В годы, близкие к действию романа, жил и творил на хинди, родном языке населения Гвалиора, великий поэт и выразитель идеалов бхакти, Кабир (1440–1518). В его стихах-песнях, распеваемых народом, бичевались фанатизм мулл и брахманов, отстаивалось равенство людей всех каст перед богом, т. е. подрывалась одна их главных догм индуизма. «Индус, — писал Кабир, — взывает к Раме (одно из имён Вишну), мусульманин к Рахману «милостивому» — (одно из имён аллаха), а вместе с тем они враждуют между собой и убивают друг друга и ни один из них не знает истины». В XV–XVI веках влияние бхакти распространилось на городских ремесленников и торговцев, но было ещё очень слабо в деревне, с её незыблемой кастовой иерархией.
Стремление к прекращению кровавой розни исходило и от низов мусульманской общины. В романе упоминаются отдельные положения суфизма, сектантского течения среди мусульман. Утверждение суфиев о том, что «бог — во всём», совпадало с пантеистическими воззрениями индусов, а положение о многих путях познания бога, по сути, означало признание индуизма религией, равноценной исламу.
Наиболее серьёзной попыткой объединения ислама и индуизма в рамках единой религии было учение сикхов, основатель которого Нанак (1469–1538) стремился воплотить в жизнь принципы бхакти. Согласно легенде, после смерти Кабира и Нанака между индусами и мусульманами возник спор, но какому религиозному обряду хоронить покойных. Но чудесный случай выручил почитателей Нанака — его останки превратились в груду цветов, которые были мирно поделены между индусами, предавшими их сожжению, и мусульманами, захоронившими их в землю.
Сикхизм, однако, не примирил индусов и мусульман. На севере Индии, в Пенджабе, сикхи сами стали третьей по счёту религиозной общиной. Но это была не совсем обычная община.

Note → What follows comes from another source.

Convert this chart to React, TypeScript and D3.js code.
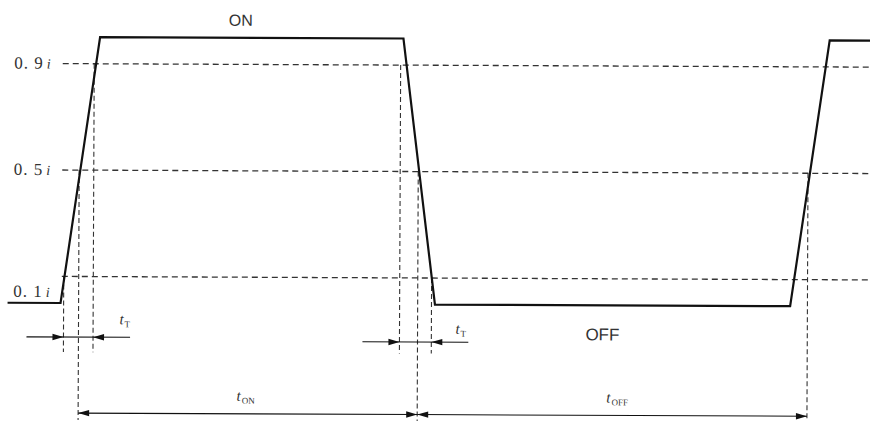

Пополняя свои ряды крестьянами, сикхи образовали боевую организацию для борьбы с местными феодалами и иноземными захватчиками. В пределах Пенджаба они создали в XVIII веке мощное централизованное государство, располагавшее лучшей в Индии армией. Сикхскому крестьянству не пришлось воплотить в жизнь свою мечту о «земном рае». Власть в государстве сикхов перешла в руки их феодальных верхов, которые продали независимость Пенджаба английским захватчикам.
И всё же движение сикхов, как и другие освободительные движения в феодальной Индии, свидетельствует о том, что в этой стране были силы — прежде всего в крестьянстве, столь пассивном в романе В. Вармы, — которые могли бы послужить основой для объединения индийского общества. По ряду причин им не удалось восторжествовать на том этапе истории Индии, когда она стала жертвой колониальных захватов. Однако опыт их героической борьбы позволяет осмыслить многие проблемы, поднятые В. Вармой на страницах своего интересного повествования. Старейший индийский писатель ещё раз напоминает своим соотечественникам и друзьям его родины за её пределами, что путь этой страны к благополучию и счастью пролегает через единство всех патриотических сил.